It is possible to handle that in a regexp, but this would be really
cumbersome. If you want to process HTML, use a proper HTML parser.

	hp


-- 
   _  | Peter J. Holzer    | Fluch der elektronischen Textverarbeitung:
|_|_) | Sysadmin WSR       | Man feilt solange an seinen Text um, bis
| |   | hjp@hjp.at         | die Satzbestandteile des Satzes nicht mehr
__/   | http://www.hjp.at/ | zusammenpaßt. -- Ralph Babel

[toc] | [prev] | [next] | [standalone]


#2202

Frommarkspace <-@.>
Date2012-10-30 14:16 -0700
Message-ID<k6pg3f$bgs$1@dont-email.me>
In reply to#2201
On 10/30/2012 6:48 AM, Peter J. Holzer wrote:

>
> Java Regexps seem to be Perl-compatible, so
>
> s.replaceAll("&quot;(\S*?)&quot;", "<span class=\"quoted\">$1</span>");
>

I don't think this will work, in the general case.  What about input like:

Hi&quot;I'm-a&quot;-dash-seperated-&quot;string.&quot;

You'll end up with one replacement, where I think Roedy would require 
two.  However, that's a good point as Roedy didn't show any examples 
involving white-space.  Some clarification beyond simple examples is in 
order, methinks.


[toc] | [prev] | [next] | [standalone]


#2204

From"Peter J. Holzer" <hjp-usenet2@hjp.at>
Date2012-10-31 09:54 +0100
Message-ID<slrnk91pqj.v21.hjp-usenet2@hrunkner.hjp.at>
In reply to#2202
On 2012-10-30 21:16, markspace <-@> wrote:
> On 10/30/2012 6:48 AM, Peter J. Holzer wrote:
>
>>
>> Java Regexps seem to be Perl-compatible, so
>>
>> s.replaceAll("&quot;(\S*?)&quot;", "<span class=\"quoted\">$1</span>");
>>
>
> I don't think this will work, in the general case.  What about input like:
>
> Hi&quot;I'm-a&quot;-dash-seperated-&quot;string.&quot;
>
> You'll end up with one replacement,

No, that should be two replacements: The *? operator is non-greedy, so
\\S*? matches the shortest possible sequence of non-space characters.

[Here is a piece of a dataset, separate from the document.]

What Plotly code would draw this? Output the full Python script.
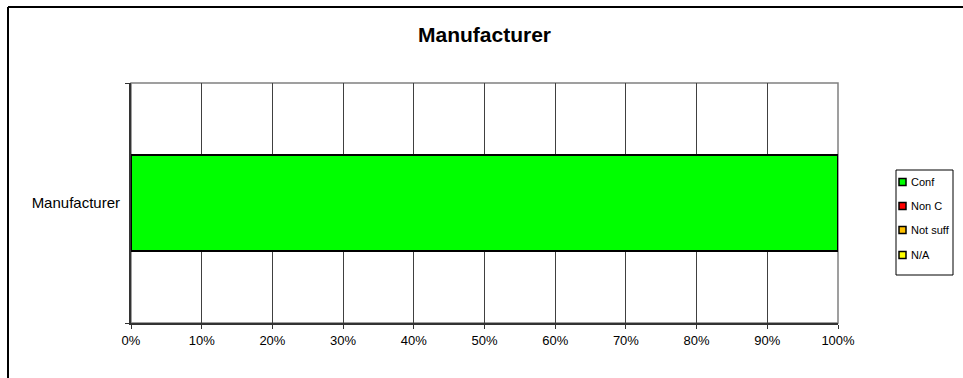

package at.hjp.regexptest;

public class RegExpTest {

	/**
	 * @param args
	 */
	public static void main(String[] args) {
		String s = "Hi&quot;I'm-a&quot;-dash-seperated-&quot;string.&quot;";
		String s1 = s.replaceAll("&quot;(\\S*?)&quot;", "<span class=\"quoted\">$1</span>");
		System.out.println(s1);

	}

}

prints:

Hi<span class="quoted">I'm-a</span>-dash-seperated-<span class="quoted">string.</span>

	hp


-- 
   _  | Peter J. Holzer    | Fluch der elektronischen Textverarbeitung:
|_|_) | Sysadmin WSR       | Man feilt solange an seinen Text um, bis
| |   | hjp@hjp.at         | die Satzbestandteile des Satzes nicht mehr
__/   | http://www.hjp.at/ | zusammenpaßt. -- Ralph Babel

[toc] | [prev] | [next] | [standalone]


#2209

Frommarkspace <-@.>
Date2012-10-31 11:25 -0700
Message-ID<k6rqea$ps4$1@dont-email.me>
In reply to#2204
On 10/31/2012 1:54 AM, Peter J. Holzer wrote:
> On 2012-10-30 21:16, markspace <-@> wrote:
>> On 10/30/2012 6:48 AM, Peter J. Holzer wrote:
>>
>>>
>>> Java Regexps seem to be Perl-compatible, so
>>>
>>> s.replaceAll("&quot;(\S*?)&quot;", "<span class=\"quoted\">$1</span>");
>>>
>>
>> I don't think this will work, in the general case.  What about input like:
>>
>> Hi&quot;I'm-a&quot;-dash-seperated-&quot;string.&quot;
>>
>> You'll end up with one replacement,
>
> No, that should be two replacements: The *? operator is non-greedy, so
> \\S*? matches the shortest possible sequence of non-space characters.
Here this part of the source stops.